Where the income is one provided by the parent, or an income that has been derived from information provided by the ATO, Centrelink or employers, it may be possible for the Registrar to identify additional income that has been earned post-separation. In those cases, the Registrar will check the income that is being used and make a decision as to whether the components of the income can be identified.
Where the components of the income cannot be ascertained, or where the income being used is a default income of at least 2/3 MTAWE, post-separation income will not be able to be identified and so cannot be excluded.
Parents with more than one child support case
Additional income earned after separation that has been excluded reduces the adjusted taxable income of the parent in only the child support case between the parents who separated - not any other case the parent may have (section 44(1)).
Parents who reconcile & re-separate
Reconciling and re-separating allows a new application for exclusion of post separation income only if during the last reconciliation the parents lived together in a genuine domestic relationship for at least 6 months (section 44(1)(a) and section 44(1)(b)).
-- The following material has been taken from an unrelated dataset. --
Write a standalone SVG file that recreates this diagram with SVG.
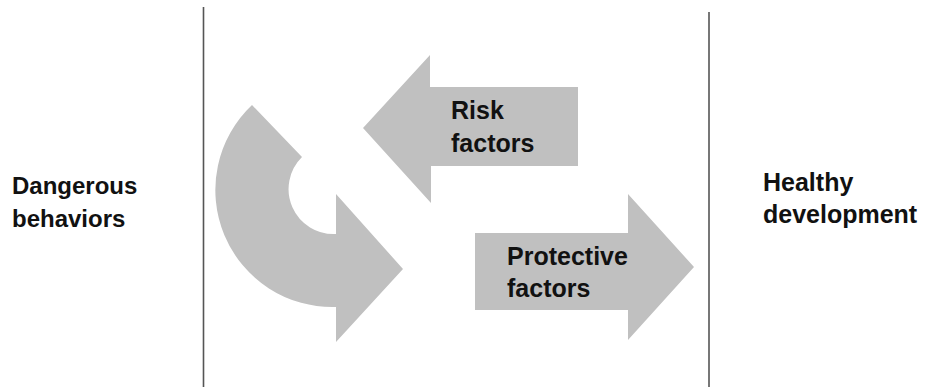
<svg xmlns="http://www.w3.org/2000/svg" width="925" height="387" viewBox="0 0 925 387">
<style>
.lbl{font-family:"Liberation Sans",Arial,sans-serif;font-weight:bold;fill:#111;}
.arr{fill:#c0c0c0;}
.div{stroke:#555;stroke-width:1.6;fill:none;}
</style>
<rect width="925" height="387" fill="#fff"/>
<g id="dividers">
<line class="div" x1="203.5" y1="7" x2="203.5" y2="387"/>
<line class="div" x1="709" y1="12" x2="709" y2="387"/>
</g>
<g id="dangerous-behaviors">
<text class="lbl" font-size="24" x="12" y="194">Dangerous</text>
<text class="lbl" font-size="24" x="12" y="227">behaviors</text>
</g>
<g id="healthy-development">
<text class="lbl" font-size="25" x="763" y="191">Healthy</text>
<text class="lbl" font-size="25" x="763" y="223">development</text>
</g>
<g id="cycle-arrow">
<path class="arr" d="M252 105 A117 117 0 0 0 336 307 L336 342 L403 269 L336 194 L336 234 A45 45 0 0 1 302 157 Z"/>
</g>
<g id="risk-factors">
<path class="arr" d="M578 87 L430 87 L430 55 L363 128 L431 203 L431 166 L578 166 Z"/>
<text class="lbl" font-size="25" x="451" y="119">Risk</text>
<text class="lbl" font-size="25" x="451" y="152">factors</text>
</g>
<g id="protective-factors">
<path class="arr" d="M475 233 L628 233 L628 194 L694 267 L628 340 L628 310 L475 310 Z"/>
<text class="lbl" font-size="25" x="507" y="265">Protective</text>
<text class="lbl" font-size="25" x="507" y="297">factors</text>
</g>
</svg>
The additional income must have been earned after the last separation.
Parents with a child support case involving a non-parent carer are able to apply to exclude additional income earned after separation. The separation must have been between the parents of the child, not a parent and the non-parent carer.
Revoking election to exclude additional income
Once an election to exclude additional income has been accepted, it cannot be revoked. Therefore, if the parents no longer want the exclusion to apply they would need to make a child support agreement setting the relevant parent's income at a higher level or specifying an annual rate of child support.
See 2.7.1 for more information on child support agreements.
DHS's internal review (objection) process allows parents to ask the Registrar to formally reconsider particular decisions made under child support legislation.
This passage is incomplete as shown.